Traditional relation extraction processes usually require significant human effort: they need predefined relation names and hand-tagged examples of each named relation as input (Kambhatla, 2004 ; Zelenko, Aone, & Richardella, 2003 ; Giuliano, Lavelli, & Romano, 2006 ; Zhou, Zhang, Ji, & Zhu, 2007 ; Surdeanu & Ciaramita, 2007). Weakly supervised systems for relation extraction such as the bootstrapping systems require much less human involvements, but still require a small set of domain-specific seed instances or seed patterns that have a big impact on the system performance. Furthermore, the seed selection process requires substantial domain knowledge and is usually time consuming (Agichtein & Gravano, 2000 ; Zhu, Nie, Liu, Zhang, & Wen, 2009 ; Brin, 1998 ; Etzioni et al., 2005).

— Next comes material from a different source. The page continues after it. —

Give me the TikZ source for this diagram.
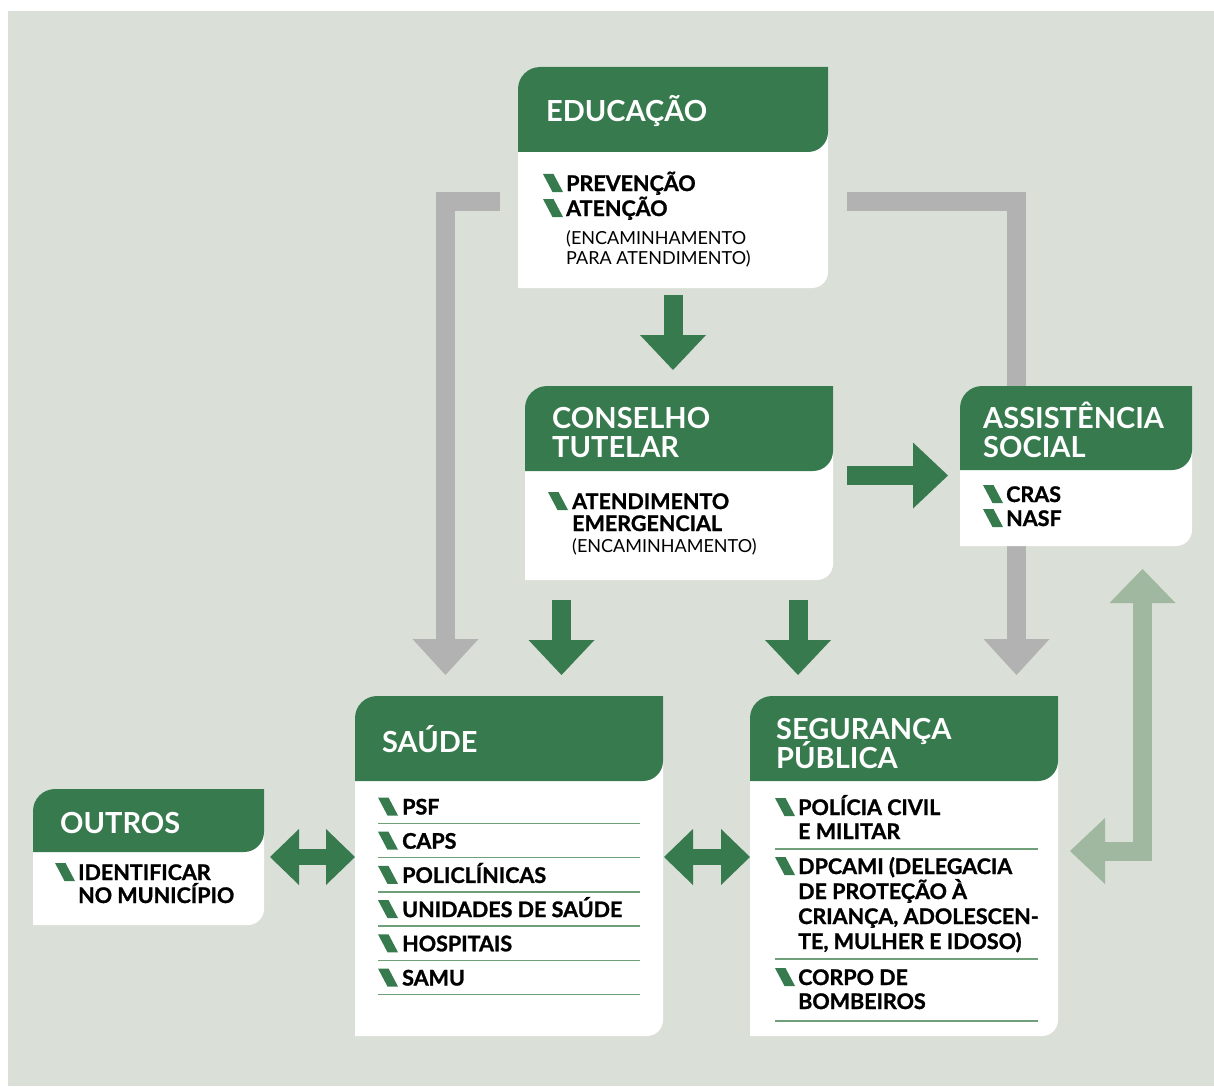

Open IE is proposed as a new relation extraction paradigm that can identify various types of relations without predefinition. The goal of open IE systems is to gather a large set of relation facts that can be used for question answering (Banko, Cafarella, Soderl, Broadhead, & Etzioni, 2007 ; Banko & Etzioni, 2008 ; Etzioni et al., 2005 ; Shinyama & Sekine, 2006). Despite that, most relation extraction systems constrain the search for binary relations that are asserted within a single sentence (i.e., single-sentential relations) (Agichtein & Gravano, 2000 ; Zelenko et al., 2003 ; Brin, 1998 ; Zhu et al., 2009 ; Zhou et al., 2007 ; Hasegawa, Sekine, & Grishman, 2004), while relations between two entities can also be expressed across multiple sentences (i.e., inter-sentential relations). The analysis in Swampillai and Stevenson (2010) shows that inter-sentential relations constitute 28.5% and 9.4% of the total number of relations in MUC6 data set (Grishman & Sundheim, 1996) and ACE03 data set respectively. This places upper bounds on the recall of relation extraction systems that just consider single-sentential relations.

While most work on relation extraction focuses on the Web data, the amount of the enterprise data (including e-mails, internal Web pages, word processing files, and databases) has grown significantly during the past several years for all companies. Numerous real-world entities such as people, organizations, and products are contained in the enterprise data and these entities are connected by various types of relations. To make use of such rich information, it is desirable to build an entity relationship graph that can support efficient retrieval of entities and their relations. A key application of the entity relationship graph is in E-discovery, the process of collecting, preparing, reviewing and producing evidence in the form of Electronically Stored Information (ESI) during litigation (Crowley & Harris, 2007). In this process, lawyers need to find all the people and ESI that are relevant to a legal matter. For example, when a company is alleged to have infringed a patent related to a product, this company is required to disclose all the relevant information. The first question is which employees are closely related to this product. Furthermore, it will be more useful if we could provide their specific roles to this product, such as product manager, product support, or sales manager. To answer these questions, semantic relation extraction from the enterprise data is an essential step.